— Begin —
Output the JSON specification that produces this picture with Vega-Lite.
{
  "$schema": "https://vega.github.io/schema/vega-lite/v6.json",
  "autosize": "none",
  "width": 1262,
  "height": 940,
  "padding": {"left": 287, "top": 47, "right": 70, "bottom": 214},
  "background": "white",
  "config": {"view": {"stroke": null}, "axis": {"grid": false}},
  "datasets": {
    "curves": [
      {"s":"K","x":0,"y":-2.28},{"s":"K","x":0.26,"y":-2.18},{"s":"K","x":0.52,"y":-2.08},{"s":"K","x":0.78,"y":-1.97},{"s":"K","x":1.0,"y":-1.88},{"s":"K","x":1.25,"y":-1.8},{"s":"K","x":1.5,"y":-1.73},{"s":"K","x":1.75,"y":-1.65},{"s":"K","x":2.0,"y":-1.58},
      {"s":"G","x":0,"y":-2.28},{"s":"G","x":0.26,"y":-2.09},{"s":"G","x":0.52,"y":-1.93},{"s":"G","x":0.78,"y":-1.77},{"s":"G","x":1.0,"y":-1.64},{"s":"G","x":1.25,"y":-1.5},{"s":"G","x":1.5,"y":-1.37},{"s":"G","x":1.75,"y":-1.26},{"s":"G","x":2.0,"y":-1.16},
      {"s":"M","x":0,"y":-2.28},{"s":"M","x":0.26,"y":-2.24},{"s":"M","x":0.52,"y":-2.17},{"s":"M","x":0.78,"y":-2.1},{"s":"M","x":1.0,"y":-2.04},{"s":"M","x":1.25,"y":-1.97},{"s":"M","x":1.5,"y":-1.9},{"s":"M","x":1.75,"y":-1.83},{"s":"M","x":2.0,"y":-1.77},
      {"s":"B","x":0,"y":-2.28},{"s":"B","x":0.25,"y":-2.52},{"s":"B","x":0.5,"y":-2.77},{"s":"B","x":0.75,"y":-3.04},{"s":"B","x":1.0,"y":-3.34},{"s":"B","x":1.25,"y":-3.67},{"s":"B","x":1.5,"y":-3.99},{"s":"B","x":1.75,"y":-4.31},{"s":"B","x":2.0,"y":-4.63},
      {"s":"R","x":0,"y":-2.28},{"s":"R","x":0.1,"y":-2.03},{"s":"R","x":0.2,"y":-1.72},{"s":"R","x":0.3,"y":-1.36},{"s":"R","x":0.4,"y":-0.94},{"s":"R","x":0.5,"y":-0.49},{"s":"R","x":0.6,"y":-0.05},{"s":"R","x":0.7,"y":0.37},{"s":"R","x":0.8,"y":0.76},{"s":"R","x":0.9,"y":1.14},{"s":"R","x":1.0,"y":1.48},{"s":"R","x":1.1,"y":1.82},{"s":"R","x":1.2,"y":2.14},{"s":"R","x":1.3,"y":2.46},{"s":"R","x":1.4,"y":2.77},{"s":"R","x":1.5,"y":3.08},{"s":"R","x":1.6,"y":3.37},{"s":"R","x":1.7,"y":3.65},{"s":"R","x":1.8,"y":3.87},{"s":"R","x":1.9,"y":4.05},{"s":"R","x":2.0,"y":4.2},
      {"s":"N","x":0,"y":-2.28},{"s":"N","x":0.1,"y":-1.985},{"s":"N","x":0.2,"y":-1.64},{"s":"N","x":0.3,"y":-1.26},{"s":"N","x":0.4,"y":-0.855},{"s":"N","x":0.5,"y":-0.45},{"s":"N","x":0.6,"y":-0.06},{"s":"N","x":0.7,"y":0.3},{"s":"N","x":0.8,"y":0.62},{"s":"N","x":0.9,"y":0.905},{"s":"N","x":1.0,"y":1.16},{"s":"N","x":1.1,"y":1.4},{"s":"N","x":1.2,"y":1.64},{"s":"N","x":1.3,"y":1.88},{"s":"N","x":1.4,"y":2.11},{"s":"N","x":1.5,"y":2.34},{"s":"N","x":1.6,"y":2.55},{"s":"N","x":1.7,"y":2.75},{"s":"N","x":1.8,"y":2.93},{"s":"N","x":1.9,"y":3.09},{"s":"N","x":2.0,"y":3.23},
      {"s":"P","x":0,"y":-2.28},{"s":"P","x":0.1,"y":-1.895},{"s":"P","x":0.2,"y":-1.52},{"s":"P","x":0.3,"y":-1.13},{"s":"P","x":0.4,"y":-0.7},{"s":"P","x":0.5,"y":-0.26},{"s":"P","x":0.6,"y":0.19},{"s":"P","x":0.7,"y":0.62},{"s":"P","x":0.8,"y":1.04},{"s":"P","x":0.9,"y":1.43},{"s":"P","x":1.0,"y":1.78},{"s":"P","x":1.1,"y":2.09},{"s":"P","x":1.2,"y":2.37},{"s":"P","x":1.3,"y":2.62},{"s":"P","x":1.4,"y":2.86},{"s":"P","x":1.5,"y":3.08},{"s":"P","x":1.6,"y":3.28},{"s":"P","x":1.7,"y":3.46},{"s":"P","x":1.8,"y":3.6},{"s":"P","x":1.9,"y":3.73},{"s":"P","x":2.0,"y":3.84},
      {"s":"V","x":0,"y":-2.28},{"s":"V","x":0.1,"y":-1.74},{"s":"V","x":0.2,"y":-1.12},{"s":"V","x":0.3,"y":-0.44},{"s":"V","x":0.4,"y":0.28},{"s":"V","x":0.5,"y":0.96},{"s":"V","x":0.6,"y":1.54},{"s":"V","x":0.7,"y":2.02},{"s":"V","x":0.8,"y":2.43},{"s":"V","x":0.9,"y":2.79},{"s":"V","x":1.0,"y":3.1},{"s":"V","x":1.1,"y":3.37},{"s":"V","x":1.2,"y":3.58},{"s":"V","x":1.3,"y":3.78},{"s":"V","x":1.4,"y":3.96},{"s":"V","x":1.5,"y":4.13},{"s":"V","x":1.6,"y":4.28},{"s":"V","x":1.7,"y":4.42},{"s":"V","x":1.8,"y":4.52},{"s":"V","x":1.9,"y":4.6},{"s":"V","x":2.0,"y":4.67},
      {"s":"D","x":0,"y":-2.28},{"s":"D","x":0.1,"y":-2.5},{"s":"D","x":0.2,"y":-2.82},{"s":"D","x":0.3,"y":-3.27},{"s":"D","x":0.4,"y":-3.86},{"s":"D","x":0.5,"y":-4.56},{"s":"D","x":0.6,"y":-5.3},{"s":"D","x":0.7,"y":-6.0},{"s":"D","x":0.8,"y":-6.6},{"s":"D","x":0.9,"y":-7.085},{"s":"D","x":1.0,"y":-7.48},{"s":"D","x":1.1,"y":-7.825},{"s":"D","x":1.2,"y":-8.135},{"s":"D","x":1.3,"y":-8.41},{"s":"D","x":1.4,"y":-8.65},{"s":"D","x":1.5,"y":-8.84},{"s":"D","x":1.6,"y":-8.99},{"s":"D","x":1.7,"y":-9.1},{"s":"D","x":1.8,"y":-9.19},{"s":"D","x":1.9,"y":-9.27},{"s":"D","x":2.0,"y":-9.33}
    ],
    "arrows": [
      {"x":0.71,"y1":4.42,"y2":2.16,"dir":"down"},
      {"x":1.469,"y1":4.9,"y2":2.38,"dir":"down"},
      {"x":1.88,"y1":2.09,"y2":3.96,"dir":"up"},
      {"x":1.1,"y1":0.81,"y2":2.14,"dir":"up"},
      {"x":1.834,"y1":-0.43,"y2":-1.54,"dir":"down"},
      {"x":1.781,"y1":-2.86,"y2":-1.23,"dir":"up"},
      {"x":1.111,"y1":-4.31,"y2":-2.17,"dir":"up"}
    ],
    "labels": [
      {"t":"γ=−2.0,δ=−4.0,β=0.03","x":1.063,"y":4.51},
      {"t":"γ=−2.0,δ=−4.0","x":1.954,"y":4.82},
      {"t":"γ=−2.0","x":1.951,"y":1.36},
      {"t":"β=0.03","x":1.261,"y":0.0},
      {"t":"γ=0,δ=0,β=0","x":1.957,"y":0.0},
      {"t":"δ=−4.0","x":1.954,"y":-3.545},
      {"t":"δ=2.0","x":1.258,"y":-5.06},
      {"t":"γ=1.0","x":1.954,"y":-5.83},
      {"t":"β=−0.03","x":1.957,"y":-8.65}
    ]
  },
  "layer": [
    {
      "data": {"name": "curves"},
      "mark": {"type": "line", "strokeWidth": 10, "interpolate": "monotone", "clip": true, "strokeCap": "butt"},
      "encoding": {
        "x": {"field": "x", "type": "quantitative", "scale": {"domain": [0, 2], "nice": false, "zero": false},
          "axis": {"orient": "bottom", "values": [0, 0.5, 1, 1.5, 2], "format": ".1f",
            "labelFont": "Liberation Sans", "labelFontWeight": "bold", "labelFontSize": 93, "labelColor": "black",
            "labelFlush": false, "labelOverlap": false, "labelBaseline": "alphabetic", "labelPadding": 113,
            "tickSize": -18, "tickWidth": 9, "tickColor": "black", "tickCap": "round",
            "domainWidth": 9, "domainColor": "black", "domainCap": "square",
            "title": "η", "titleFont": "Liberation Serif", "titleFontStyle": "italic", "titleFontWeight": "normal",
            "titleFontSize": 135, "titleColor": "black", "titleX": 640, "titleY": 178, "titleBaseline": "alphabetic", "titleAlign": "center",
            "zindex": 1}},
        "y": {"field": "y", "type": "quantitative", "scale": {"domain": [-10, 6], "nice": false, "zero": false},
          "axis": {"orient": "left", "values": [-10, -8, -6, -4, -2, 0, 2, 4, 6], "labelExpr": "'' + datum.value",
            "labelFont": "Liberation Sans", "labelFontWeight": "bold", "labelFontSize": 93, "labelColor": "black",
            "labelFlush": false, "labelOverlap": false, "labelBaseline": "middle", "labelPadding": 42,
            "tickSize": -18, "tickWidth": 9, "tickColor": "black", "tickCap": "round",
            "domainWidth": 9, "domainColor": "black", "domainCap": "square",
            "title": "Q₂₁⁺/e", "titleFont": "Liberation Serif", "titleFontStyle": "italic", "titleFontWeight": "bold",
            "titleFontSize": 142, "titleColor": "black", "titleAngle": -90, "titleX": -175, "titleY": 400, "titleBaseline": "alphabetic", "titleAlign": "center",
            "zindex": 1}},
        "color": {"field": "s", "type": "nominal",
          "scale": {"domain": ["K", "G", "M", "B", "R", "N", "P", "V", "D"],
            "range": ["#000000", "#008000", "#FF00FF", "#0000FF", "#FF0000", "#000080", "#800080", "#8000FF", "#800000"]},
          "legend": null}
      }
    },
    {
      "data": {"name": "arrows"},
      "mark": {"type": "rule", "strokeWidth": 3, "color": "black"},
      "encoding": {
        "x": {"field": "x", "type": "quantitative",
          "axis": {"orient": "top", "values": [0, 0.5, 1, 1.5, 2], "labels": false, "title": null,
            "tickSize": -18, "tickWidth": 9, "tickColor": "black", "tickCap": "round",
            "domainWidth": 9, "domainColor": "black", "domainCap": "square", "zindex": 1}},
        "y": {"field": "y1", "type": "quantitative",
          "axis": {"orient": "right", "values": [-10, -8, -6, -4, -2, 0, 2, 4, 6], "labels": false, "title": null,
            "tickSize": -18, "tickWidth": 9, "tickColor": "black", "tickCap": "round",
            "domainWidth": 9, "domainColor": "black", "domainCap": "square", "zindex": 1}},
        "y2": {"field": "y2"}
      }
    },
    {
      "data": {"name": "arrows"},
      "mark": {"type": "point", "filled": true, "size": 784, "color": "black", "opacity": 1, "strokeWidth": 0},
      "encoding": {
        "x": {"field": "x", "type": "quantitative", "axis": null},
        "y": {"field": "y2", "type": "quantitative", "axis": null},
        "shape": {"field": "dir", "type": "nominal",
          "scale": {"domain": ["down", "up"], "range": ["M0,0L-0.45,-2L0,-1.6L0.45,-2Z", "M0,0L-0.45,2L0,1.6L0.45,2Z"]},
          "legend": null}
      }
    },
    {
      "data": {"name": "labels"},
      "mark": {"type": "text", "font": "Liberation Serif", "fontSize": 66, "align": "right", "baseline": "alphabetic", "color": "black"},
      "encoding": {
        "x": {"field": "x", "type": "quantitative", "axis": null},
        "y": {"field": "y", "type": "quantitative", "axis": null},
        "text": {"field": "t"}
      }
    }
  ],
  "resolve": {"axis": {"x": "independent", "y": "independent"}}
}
— End —
— Begin —
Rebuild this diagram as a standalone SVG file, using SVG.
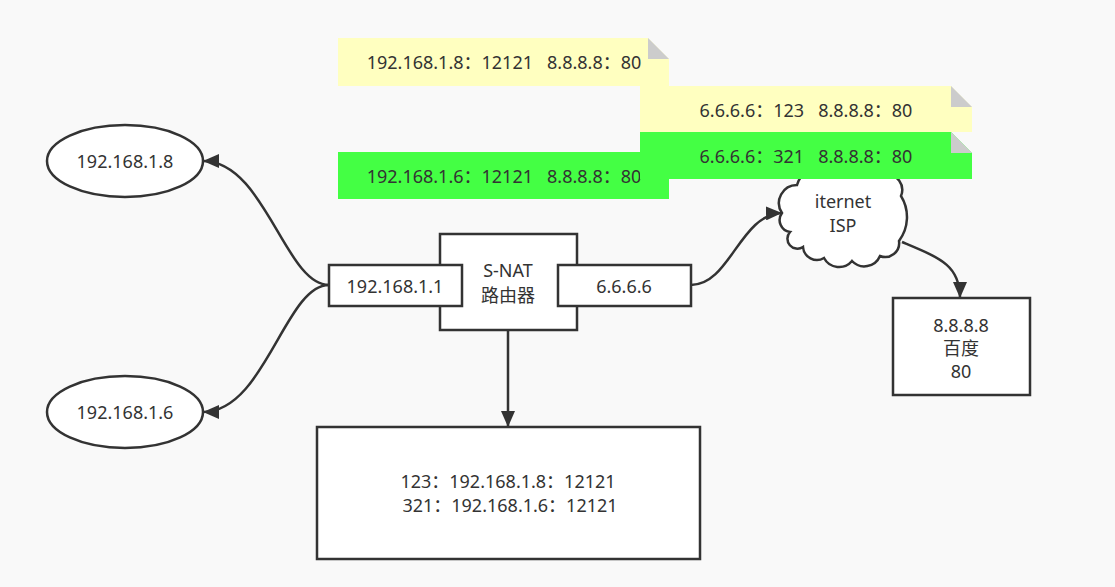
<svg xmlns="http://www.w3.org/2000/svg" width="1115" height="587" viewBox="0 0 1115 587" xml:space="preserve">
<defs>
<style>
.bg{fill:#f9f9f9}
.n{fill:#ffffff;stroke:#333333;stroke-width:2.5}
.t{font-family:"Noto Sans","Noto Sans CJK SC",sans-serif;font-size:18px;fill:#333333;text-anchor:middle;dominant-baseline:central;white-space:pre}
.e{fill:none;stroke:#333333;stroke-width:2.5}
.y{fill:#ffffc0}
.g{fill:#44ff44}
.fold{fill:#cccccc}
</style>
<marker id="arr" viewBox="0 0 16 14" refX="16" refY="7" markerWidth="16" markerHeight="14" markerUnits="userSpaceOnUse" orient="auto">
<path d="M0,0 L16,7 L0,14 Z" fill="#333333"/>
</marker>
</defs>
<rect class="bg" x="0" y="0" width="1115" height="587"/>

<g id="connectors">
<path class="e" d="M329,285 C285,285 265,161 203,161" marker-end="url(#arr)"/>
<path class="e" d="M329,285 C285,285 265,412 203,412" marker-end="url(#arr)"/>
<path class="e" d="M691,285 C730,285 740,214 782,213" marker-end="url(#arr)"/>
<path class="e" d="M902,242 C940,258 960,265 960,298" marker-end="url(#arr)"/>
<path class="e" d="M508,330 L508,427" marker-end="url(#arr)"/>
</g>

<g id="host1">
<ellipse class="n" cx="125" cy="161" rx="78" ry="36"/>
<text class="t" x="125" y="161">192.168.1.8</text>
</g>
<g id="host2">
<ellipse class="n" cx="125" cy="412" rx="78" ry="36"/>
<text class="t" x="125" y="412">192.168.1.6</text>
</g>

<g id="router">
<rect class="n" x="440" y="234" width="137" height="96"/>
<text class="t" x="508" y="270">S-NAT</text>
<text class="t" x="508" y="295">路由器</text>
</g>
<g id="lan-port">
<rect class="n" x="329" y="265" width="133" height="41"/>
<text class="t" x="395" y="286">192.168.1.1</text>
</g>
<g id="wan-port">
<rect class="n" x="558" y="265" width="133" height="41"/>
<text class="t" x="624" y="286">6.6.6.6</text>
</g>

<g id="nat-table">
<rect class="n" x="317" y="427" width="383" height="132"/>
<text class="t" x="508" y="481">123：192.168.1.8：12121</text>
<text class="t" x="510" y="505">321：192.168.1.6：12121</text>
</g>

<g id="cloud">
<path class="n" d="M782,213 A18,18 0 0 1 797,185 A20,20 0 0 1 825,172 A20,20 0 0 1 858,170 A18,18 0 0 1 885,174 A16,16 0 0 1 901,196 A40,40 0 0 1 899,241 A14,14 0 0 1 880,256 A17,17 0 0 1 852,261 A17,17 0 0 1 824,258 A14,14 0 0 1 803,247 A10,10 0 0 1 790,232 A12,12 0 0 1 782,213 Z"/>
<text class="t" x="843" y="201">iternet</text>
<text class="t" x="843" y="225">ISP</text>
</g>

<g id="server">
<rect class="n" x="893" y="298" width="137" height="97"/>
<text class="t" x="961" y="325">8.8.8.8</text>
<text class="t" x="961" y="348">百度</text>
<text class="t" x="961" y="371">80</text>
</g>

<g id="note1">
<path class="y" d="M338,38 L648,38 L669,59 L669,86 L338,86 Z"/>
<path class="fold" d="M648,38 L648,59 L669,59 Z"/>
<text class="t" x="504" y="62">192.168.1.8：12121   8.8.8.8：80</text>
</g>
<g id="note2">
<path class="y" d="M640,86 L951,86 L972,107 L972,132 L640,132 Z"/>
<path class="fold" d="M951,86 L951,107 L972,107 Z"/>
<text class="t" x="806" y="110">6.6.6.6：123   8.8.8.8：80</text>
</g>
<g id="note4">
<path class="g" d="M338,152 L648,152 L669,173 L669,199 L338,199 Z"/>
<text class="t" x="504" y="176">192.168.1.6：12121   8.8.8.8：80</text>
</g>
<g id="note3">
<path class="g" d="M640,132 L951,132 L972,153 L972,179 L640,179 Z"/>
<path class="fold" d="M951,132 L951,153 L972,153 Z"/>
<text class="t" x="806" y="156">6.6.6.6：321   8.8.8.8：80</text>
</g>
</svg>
— End —
▶ WHAT TO WORK ON
Take each line of the material that contains the word "this" and list it.

▶ EXPECTED OUTPUT
Output the JSON specification that produces this picture with Vega-Lite.
Rebuild this diagram as a standalone SVG file, using SVG.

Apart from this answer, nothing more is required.